— BEGIN Records for processing —

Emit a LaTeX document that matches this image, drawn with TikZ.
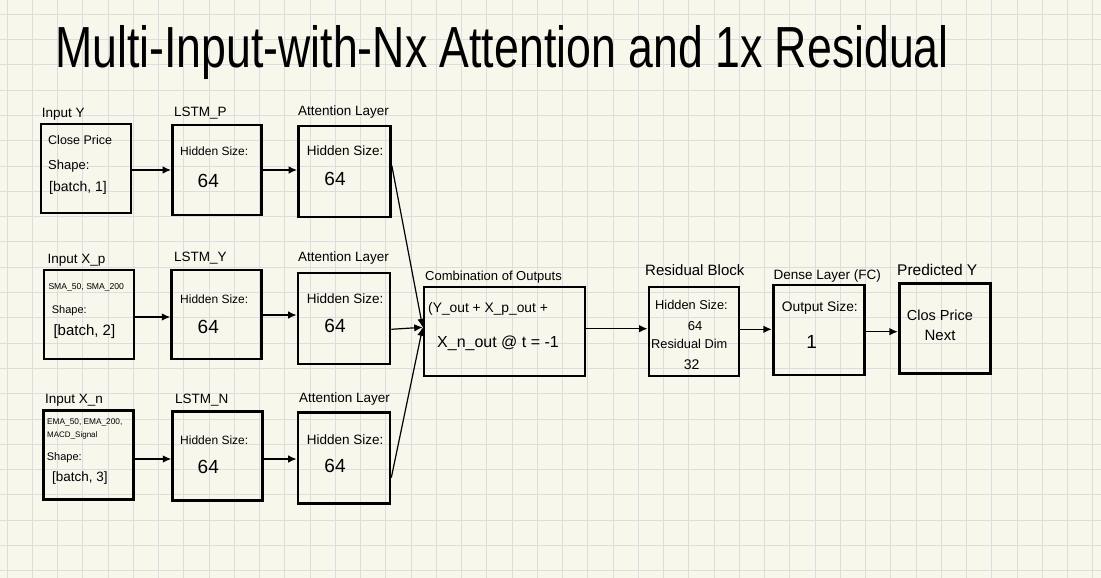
\documentclass[tikz,border=0pt]{standalone}
\usepackage{fontspec}
\setmainfont{Liberation Sans}
\usetikzlibrary{arrows.meta}
\definecolor{paper}{RGB}{248,247,236}
\definecolor{gridc}{RGB}{221,221,224}
\begin{document}
\begin{tikzpicture}[x=1pt,y=-1pt,
  box/.style={draw=black, line width=2.6pt, inner sep=0pt},
  lbl/.style={anchor=west, inner sep=0pt, font=\fontsize{13.5}{14}\selectfont},
  txt/.style={anchor=west, inner sep=0pt, font=\fontsize{12}{13}\selectfont},
  num/.style={inner sep=0pt, font=\fontsize{19}{20}\selectfont},
  arr/.style={line width=1.5pt, -{Latex[length=8.5pt,width=7.5pt]}},
  feed/.style={line width=1.2pt, -{Latex[length=8.5pt,width=7.5pt]}}]
\useasboundingbox (0,0) rectangle (1101,578);
\fill[paper] (0,0) rectangle (1101,578);
\foreach \k in {0,...,43} \draw[gridc, line width=1pt] ({7+25.25*\k},0) -- ({7+25.25*\k},578);
\foreach \k in {0,...,22} \draw[gridc, line width=1pt] (0,{14.2+25.3*\k}) -- (1101,{14.2+25.3*\k});

% title
\node[inner sep=0pt, anchor=base] (title) at (502,67)
  {\scalebox{0.77}[1]{\fontsize{58}{60}\selectfont Multi-Input-with-Nx Attention and 1x Residual}};

% row 1
\node[box, minimum width=90pt, minimum height=89pt] (iy) at (86,168.5) {};
\node[box, minimum width=89pt, minimum height=90pt] (lp) at (217,170) {};
\node[box, minimum width=92pt, minimum height=91pt] (a1) at (344.5,171.5) {};
\node[lbl] (iyl) at (41.7,114) {Input Y};
\node[lbl] (lpl) at (174,113) {LSTM\_P};
\node[lbl] (a1l) at (298,112) {Attention Layer};
\node[txt, font=\fontsize{12.5}{13}\selectfont] (iyt1) at (48,140) {Close Price};
\node[txt, font=\fontsize{13}{14}\selectfont] (iyt2) at (48,165.7) {Shape:};
\node[txt, font=\fontsize{14}{15}\selectfont] (iyt3) at (49,188.3) {[batch, 1]};
\node[txt] (lpt) at (180,151.7) {Hidden Size:};
\node[num] (lpn) at (208.3,180.7) {64};
\node[txt, font=\fontsize{13.5}{14}\selectfont] (a1t) at (306.7,150.7) {Hidden Size:};
\node[num] (a1n) at (335,179) {64};

% row 2
\node[box, minimum width=90pt, minimum height=89pt] (ixp) at (89,314.5) {};
\node[box, minimum width=90pt, minimum height=89pt] (ly) at (216.7,314.5) {};
\node[box, minimum width=92pt, minimum height=91pt] (a2) at (344,318.3) {};
\node[lbl] (ixpl) at (47.3,260) {Input X\_p};
\node[lbl] (lyl) at (174,258) {LSTM\_Y};
\node[lbl] (a2l) at (298,258) {Attention Layer};
\node[txt, font=\fontsize{8.6}{9}\selectfont] (ixpt1) at (48.3,287.3) {SMA\_50, SMA\_200};
\node[txt, font=\fontsize{11}{12}\selectfont] (ixpt2) at (51.7,310.7) {Shape:};
\node[txt, font=\fontsize{15}{16}\selectfont] (ixpt3) at (53.3,331.7) {[batch, 2]};
\node[txt] (lyt) at (180,299) {Hidden Size:};
\node[num] (lyn) at (208.3,327.3) {64};
\node[txt, font=\fontsize{13.5}{14}\selectfont] (a2t) at (306.7,299) {Hidden Size:};
\node[num] (a2n) at (335,325.7) {64};

% row 3
\node[box, minimum width=90pt, minimum height=89pt] (ixn) at (88.3,454.7) {};
\node[box, minimum width=89.6pt, minimum height=89pt] (ln) at (217.5,456.2) {};
\node[box, minimum width=92pt, minimum height=91pt] (a3) at (344,457.7) {};
\node[lbl] (ixnl) at (45,400.7) {Input X\_n};
\node[lbl] (lnl) at (175,400) {LSTM\_N};
\node[lbl] (a3l) at (299,399) {Attention Layer};
\node[txt, font=\fontsize{8.3}{9}\selectfont] (ixnt1) at (47,422.7) {EMA\_50, EMA\_200,};
\node[txt, font=\fontsize{8}{9}\selectfont] (ixnt2) at (47,435.3) {MACD\_Signal};
\node[txt, font=\fontsize{11}{12}\selectfont] (ixnt3) at (46.7,457.3) {Shape:};
\node[txt, font=\fontsize{13.5}{14}\selectfont] (ixnt4) at (52,478.3) {[batch, 3]};
\node[txt] (lnt) at (180,440) {Hidden Size:};
\node[num] (lnn) at (208.3,467.3) {64};
\node[txt, font=\fontsize{13.5}{14}\selectfont] (a3t) at (306.7,440) {Hidden Size:};
\node[num] (a3n) at (335,466) {64};

% combination and output stages
\node[box, minimum width=161pt, minimum height=89pt] (comb) at (504.5,331.3) {};
\node[box, minimum width=90pt, minimum height=89pt] (res) at (694,331.3) {};
\node[box, minimum width=91pt, minimum height=90pt] (dense) at (818.7,330) {};
\node[box, minimum width=91pt, minimum height=90pt] (pred) at (944.7,328.3) {};
\node[lbl, font=\fontsize{13}{14}\selectfont] (combl) at (425,276.7) {Combination of Outputs};
\node[lbl, font=\fontsize{15}{16}\selectfont] (resl) at (645,270) {Residual Block};
\node[lbl] (densel) at (773.3,275.7) {Dense Layer (FC)};
\node[lbl, font=\fontsize{15.5}{16}\selectfont] (predl) at (897,270) {Predicted Y};
\node[txt, font=\fontsize{13.8}{14}\selectfont] (combt1) at (428,309) {(Y\_out + X\_p\_out +};
\node[txt, font=\fontsize{16}{17}\selectfont] (combt2) at (437,343.3) {X\_n\_out @ t = -1};
\node[txt, font=\fontsize{12.8}{13}\selectfont] (rest1) at (655,305) {Hidden Size:};
\node[num, font=\fontsize{13}{14}\selectfont] (rest2) at (695,325.7) {64};
\node[txt, font=\fontsize{12.8}{13}\selectfont] (rest3) at (651,344) {Residual Dim};
\node[num, font=\fontsize{14}{15}\selectfont] (rest4) at (691.7,365) {32};
\node[txt, font=\fontsize{13.8}{14}\selectfont] (denset) at (781.7,308.3) {Output Size:};
\node[num] (densen) at (811.7,341.7) {1};
\node[txt, font=\fontsize{14.5}{15}\selectfont] (predt1) at (906.7,315) {Clos Price};
\node[num, font=\fontsize{15}{16}\selectfont] (predt2) at (940,335.7) {Next};

% connectors
\draw[arr] ([yshift=-1.5pt]iy.east) -- ([yshift=-1.5pt]iy.east -| lp.west);
\draw[arr] (lp.east) -- (lp.east -| a1.west);
\draw[arr] ([yshift=-2.5pt]ixp.east) -- ([yshift=-2.5pt]ixp.east -| ly.west);
\draw[arr] ([yshift=-0.5pt]ly.east) -- ([yshift=-0.5pt]ly.east -| a2.west);
\draw[arr] ([yshift=-4.3pt]ixn.east) -- ([yshift=-4.3pt]ixn.east -| ln.west);
\draw[arr] ([yshift=-2.8pt]ln.east) -- ([yshift=-2.8pt]ln.east -| a3.west);
\coordinate (cin) at ([yshift=4pt]comb.west);
\draw[feed] ([yshift=6pt]a1.east) -- (cin);
\draw[feed] ([yshift=-11pt]a2.east) -- (cin);
\draw[feed] ([yshift=-20pt]a3.east) -- (cin);
\draw[arr] ([yshift=2.6pt]comb.east) -- ([yshift=2.6pt]comb.east -| res.west);
\draw[arr] ([yshift=2pt]res.east) -- ([yshift=2pt]res.east -| dense.west);
\draw[arr] ([yshift=-1.7pt]dense.east) -- ([yshift=-1.7pt]dense.east -| pred.west);
\end{tikzpicture}
\end{document}
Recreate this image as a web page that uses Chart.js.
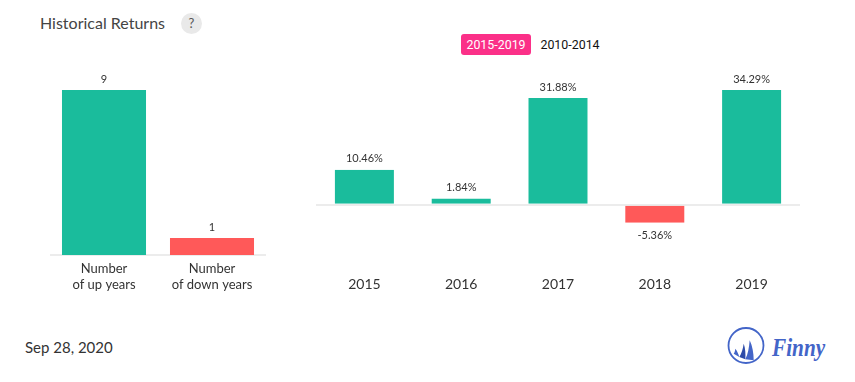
<!DOCTYPE html>
<html lang="en">
  <head>
    <meta charset="UTF-8" />
    <title>Historical Returns</title>
    <style>
      * {
        margin: 0;
        padding: 0;
        box-sizing: border-box;
      }
      body {
        width: 855px;
        height: 382px;
        position: relative;
        overflow: hidden;
        background: #fff;
        font-family: Lato, sans-serif;
      }
      .title {
        position: absolute;
        left: 40px;
        top: 13px;
        font-size: 16px;
        line-height: 20px;
        color: #444;
      }
      .help {
        position: absolute;
        left: 181px;
        top: 13px;
        width: 21px;
        height: 21px;
        border-radius: 50%;
        background: #e9e9e9;
        color: #555;
        font-size: 13px;
        line-height: 21px;
        text-align: center;
      }
      .toggle {
        position: absolute;
        top: 34px;
        height: 21px;
        line-height: 21px;
        font-family: Roboto, sans-serif;
        font-size: 12.4px;
        text-align: center;
        color: #111;
      }
      .toggle.on {
        left: 461px;
        width: 70px;
        background: #fb3088;
        color: #fff;
        border-radius: 3px;
      }
      .toggle.off {
        left: 535px;
        width: 70px;
      }
      .date {
        position: absolute;
        left: 25px;
        top: 337px;
        font-size: 15px;
        line-height: 20px;
        color: #333;
      }
      .logo {
        position: absolute;
        left: 725px;
        top: 326px;
      }
      .brand {
        position: absolute;
        left: 772px;
        top: 333px;
        font-family: "Liberation Serif", serif;
        font-size: 25px;
        line-height: 30px;
        font-weight: 700;
        font-style: italic;
        color: #4365c8;
        transform: scaleX(0.85);
        transform-origin: left center;
      }
      canvas {
        position: absolute;
      }
      #countChart {
        left: 50px;
        top: 60px;
      }
      #returnChart {
        left: 316px;
        top: 60px;
      }
    </style>
  </head>
  <body>
    <div class="title">Historical Returns</div>
    <div class="help">?</div>
    <div class="toggle on">2015-2019</div>
    <div class="toggle off">2010-2014</div>
    <canvas id="countChart" width="216" height="240" style="width:216px;height:240px"></canvas>
    <canvas id="returnChart" width="484" height="240" style="width:484px;height:240px"></canvas>
    <div class="date">Sep 28, 2020</div>
    <svg class="logo" width="42" height="40" viewBox="0 0 42 40">
      <circle cx="21" cy="19.5" r="17.5" fill="none" stroke="#4365c8" stroke-width="1.8" />
      <path d="M24.7 14.3 C24 22 23 28 20.3 33.3 L28.7 34.3 C28.6 27 27.5 20 24.7 14.3 Z" fill="#4365c8" />
      <path d="M18.7 17.7 C18 23 16.5 27.5 14.3 31 L20.3 33.3 C20.8 28 20.3 22 18.7 17.7 Z" fill="#2c4aa8" />
      <path d="M10.3 22.7 C10.2 24.5 9.6 26.3 8.7 27.7 L14.3 31 C13.5 28 12.2 25 10.3 22.7 Z" fill="#4365c8" />
    </svg>
    <div class="brand">Finny</div>

    <script src="https://cdn.jsdelivr.net/npm/chart.js"></script>
    <script>
      const countLabels = [["Number", "of up years"], ["Number", "of down years"]];
      const countValues = [9, 1];
      const years = ["2015", "2016", "2017", "2018", "2019"];
      const returns = [10.46, 1.84, 31.88, -5.36, 34.29];

      const green = "#1abc9c";
      const red = "#ff5959";
      const axisLine = "#ececec";

      Chart.defaults.font.family = "Lato, sans-serif";
      Chart.defaults.animation = false;
      Chart.defaults.responsive = false;

      // value labels above / below each bar
      const barLabels = {
        id: "barLabels",
        afterDatasetsDraw(chart, args, opts) {
          const { ctx } = chart;
          const bars = chart.getDatasetMeta(0).data;
          ctx.save();
          ctx.font = "11px Lato, sans-serif";
          ctx.fillStyle = "#333";
          ctx.textAlign = "center";
          ctx.textBaseline = "middle";
          bars.forEach((bar, i) => {
            const v = chart.data.datasets[0].data[i];
            const y = v < 0 ? bar.y + 13 : bar.y - 11;
            ctx.fillText(opts.format(v), bar.x, y);
          });
          ctx.restore();
        },
      };

      new Chart(document.getElementById("countChart"), {
        type: "bar",
        data: {
          labels: countLabels,
          datasets: [
            {
              data: countValues,
              backgroundColor: [green, red],
              categoryPercentage: 1,
              barPercentage: 0.778,
            },
          ],
        },
        options: {
          layout: { padding: 0 },
          plugins: {
            legend: { display: false },
            tooltip: { enabled: false },
            barLabels: { format: (v) => String(v) },
          },
          scales: {
            x: {
              grid: { display: false, drawTicks: false },
              border: { color: axisLine, width: 2 },
              ticks: {
                color: "#333",
                font: { size: 13 },
                padding: 6,
                maxRotation: 0,
                autoSkip: false,
              },
              afterFit(scale) {
                scale.height = 45;
              },
            },
            y: {
              display: false,
              min: 0.08,
              max: 10.62,
            },
          },
        },
        plugins: [barLabels],
      });

      new Chart(document.getElementById("returnChart"), {
        type: "bar",
        data: {
          labels: years,
          datasets: [
            {
              data: returns,
              backgroundColor: returns.map((v) => (v < 0 ? red : green)),
              borderColor: "#fff",
              borderWidth: { left: 1, right: 1, top: 0, bottom: 0 },
              borderSkipped: false,
              categoryPercentage: 1,
              barPercentage: 0.63,
            },
          ],
        },
        options: {
          layout: { padding: 0 },
          plugins: {
            legend: { display: false },
            tooltip: { enabled: false },
            barLabels: { format: (v) => v.toFixed(2) + "%" },
          },
          scales: {
            x: {
              grid: { display: false, drawTicks: false },
              border: { display: false },
              ticks: {
                color: "#333",
                font: { size: 14 },
                padding: 26,
                maxRotation: 0,
              },
              afterFit(scale) {
                scale.height = 50;
              },
            },
            y: {
              min: -13.54,
              max: 43.26,
              border: { display: false },
              ticks: { display: false },
              grid: {
                color: axisLine,
                lineWidth: 2,
                drawTicks: false,
              },
              afterBuildTicks(scale) {
                scale.ticks = [{ value: 0 }];
              },
              afterFit(scale) {
                scale.width = 0;
              },
            },
          },
        },
        plugins: [barLabels],
      });
    </script>
  </body>
</html>
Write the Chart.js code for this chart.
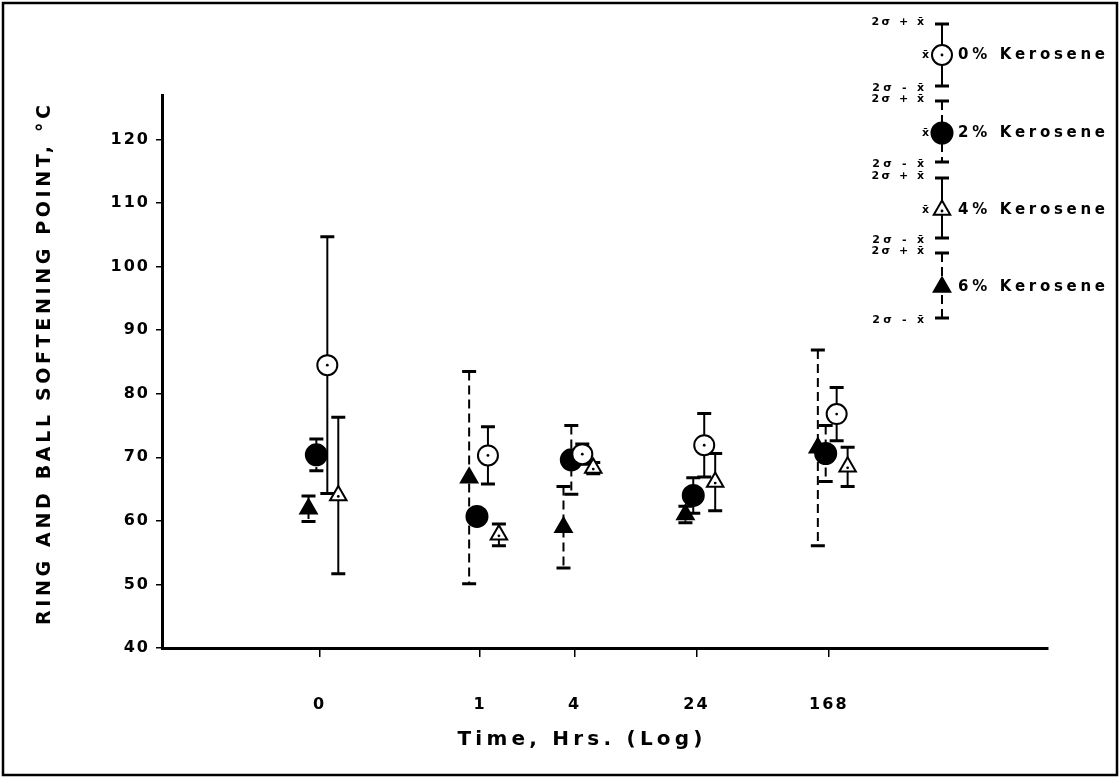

— END Records for processing —

§ Short problem
Find the word "with" in the data and show each line that holds it.

§ Answer to the task
Emit a LaTeX document that matches this image, drawn with TikZ.
  {\scalebox{0.77}[1]{\fontsize{58}{60}\selectfont Multi-Input-with-Nx Attention and 1x Residual}};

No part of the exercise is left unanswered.